Dans certains cas cette solution peut être simplement impossible à mettre en œuvre. Prenons le cas d’un usufruitier de nationalité marocaine vivant en France et d’un nu-propriétaire également de nationalité marocaine vivant en Belgique. Le règlement Rome I article 7 offre la possibilité de souscrire un contrat du pays de résidence du souscripteur ou du pays de sa nationalité à condition que ce soit la nationalité d’un État membre de l’Union Européenne. Dans le cas présent, la personne résidant en France pourra seulement souscrire un contrat de droit français alors que la personne résidant en Belgique pourra seulement souscrire un contrat de droit belge. La seule loi commune aurait pu être la loi de leur nationalité, la loi marocaine, mais le Maroc n’appartenant pas à l’Union Européenne cette option leur est refusée. Il n’est ainsi légalement pas possible d’opter pour une telle solution.

Dans d’autres cas, même s’il est possible de trouver une loi commune, le cumul des obligations pré-contractuelles ou post-contractuelles devront amener l’assureur à refuser une telle souscription. Prenons le cas d’un usufruitier résident en France de nationalité italienne. Le nu-propriétaire également de nationalité italienne réside en Belgique. En théorie, il sera alors possible pour l’usufruitier et le nu-propriétaire de souscrire un contrat de droit italien, droit de leur nationalité commune dans la mesure où il s’agit de la nationalité d’un pays membre de l’Union Européenne. Toutefois, en pratique, une telle souscription va nécessiter de cumuler les obligations pré-contractuelles de trois pays au moment de la souscription, à savoir les obligations pré-contractuelles italiennes mais également françaises et belges. Durant la vie du contrat, il y aura également lieu de faire application des règles impératives italiennes mais également françaises et belges.

A la souscription, le droit des assurances et les obligations pré-contractuelles pesant sur l’assureur doivent dissuader d’accepter une telle souscription au risque de voir celle-ci frappée de nullité. Une telle souscription poserait en outre une difficulté pour l’application de la taxe sur prime en Belgique. Faudrait-il appliquer la taxe uniquement sur la valeur de la nue-propriété au regard du fait que seul le nu-propriétaire est belge ou bien au contraire sur l’intégralité des primes versées ?

Les potentielles difficultés durant la vie du montage en cas de changement de résidence d’un souscripteur. Prenons le cas d’un usufruitier et d’un nu-propriétaire de nationalité française ayant souscrit en France un contrat d’assurance vie en démembrement. Le nu-propriétaire, pour des raisons professionnelles, décide de se délocaliser au Luxembourg.

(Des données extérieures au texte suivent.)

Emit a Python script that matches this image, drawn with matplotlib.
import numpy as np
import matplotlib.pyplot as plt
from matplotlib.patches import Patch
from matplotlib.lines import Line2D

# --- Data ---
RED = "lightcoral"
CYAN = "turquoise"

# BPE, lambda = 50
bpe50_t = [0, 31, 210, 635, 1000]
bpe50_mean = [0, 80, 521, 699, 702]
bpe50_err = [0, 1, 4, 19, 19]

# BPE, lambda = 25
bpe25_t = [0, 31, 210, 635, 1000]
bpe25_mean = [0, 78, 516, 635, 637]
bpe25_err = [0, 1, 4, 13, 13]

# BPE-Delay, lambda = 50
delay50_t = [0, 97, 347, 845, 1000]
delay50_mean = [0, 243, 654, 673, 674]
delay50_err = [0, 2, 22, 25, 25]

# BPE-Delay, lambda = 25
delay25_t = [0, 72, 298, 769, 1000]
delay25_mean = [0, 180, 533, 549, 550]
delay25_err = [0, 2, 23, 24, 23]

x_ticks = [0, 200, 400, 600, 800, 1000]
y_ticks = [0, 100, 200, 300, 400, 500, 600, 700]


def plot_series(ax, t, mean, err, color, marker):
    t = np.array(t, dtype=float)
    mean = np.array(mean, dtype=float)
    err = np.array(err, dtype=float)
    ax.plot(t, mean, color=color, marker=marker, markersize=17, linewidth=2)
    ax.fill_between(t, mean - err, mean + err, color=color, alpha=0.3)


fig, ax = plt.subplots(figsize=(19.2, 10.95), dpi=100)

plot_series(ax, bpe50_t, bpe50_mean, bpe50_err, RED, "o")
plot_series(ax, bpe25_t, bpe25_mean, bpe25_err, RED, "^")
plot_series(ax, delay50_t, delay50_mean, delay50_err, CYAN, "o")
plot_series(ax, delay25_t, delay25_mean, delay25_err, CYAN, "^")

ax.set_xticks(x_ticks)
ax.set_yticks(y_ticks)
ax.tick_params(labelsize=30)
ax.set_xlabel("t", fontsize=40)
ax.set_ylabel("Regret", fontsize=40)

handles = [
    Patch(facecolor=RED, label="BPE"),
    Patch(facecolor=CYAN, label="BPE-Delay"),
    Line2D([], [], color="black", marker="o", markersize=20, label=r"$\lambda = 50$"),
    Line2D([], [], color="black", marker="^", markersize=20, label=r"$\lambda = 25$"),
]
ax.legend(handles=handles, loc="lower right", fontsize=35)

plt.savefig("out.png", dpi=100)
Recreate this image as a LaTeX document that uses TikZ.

Si d’un point de vue français en cas de rachat, l’usufruitier est supposé recevoir les revenus et donc être taxé sur ceux-ci, au Luxembourg, l’article 108 bis (1) de la Loi sur l’Impôt sur le Revenu dispose pour sa part que « Le nu-propriétaire est réputé acquérir les revenus du bien qui est grevé de l’usufruit et les céder à l’usufruitier ». Il en résulte que selon les modes de mise en œuvre du démembrement, la charge mise sur le nu-propriétaire de reverser le revenu à l’usufruitier sera totalement, partiellement ou pas du tout déductible.

Dans le cas présent, le recours au contrat d’assurance vie souscrit en démembrement sera positif et viendra régler une éventuelle double taxation pouvant résulter de cette spécificité fiscale luxembourgeoise. En effet, le rachat effectué sur un contrat d’assurance vie sera exonéré d’impôt sur le revenu par application de l’article 115 de la Loi sur l’Impôt sur le Revenu mais tel n’est pas le cas dans tous les pays ! Une analyse au cas par cas doit être effectuée.

Si l’assurance vie et le contrat de capitalisation peuvent intégrer le démembrement, un certain nombre de points d’attention devront néanmoins être pris en compte afin d’associer ces deux outils de gestion de patrimoine. Ainsi, sous réserve de cumuler harmonieusement les spécificités de chacun de ces deux produits, l’équation peut s’avérer particulièrement gagnante en permettant d’additionner les avantages de ces deux figures incontournables de la gestion de patrimoine en France.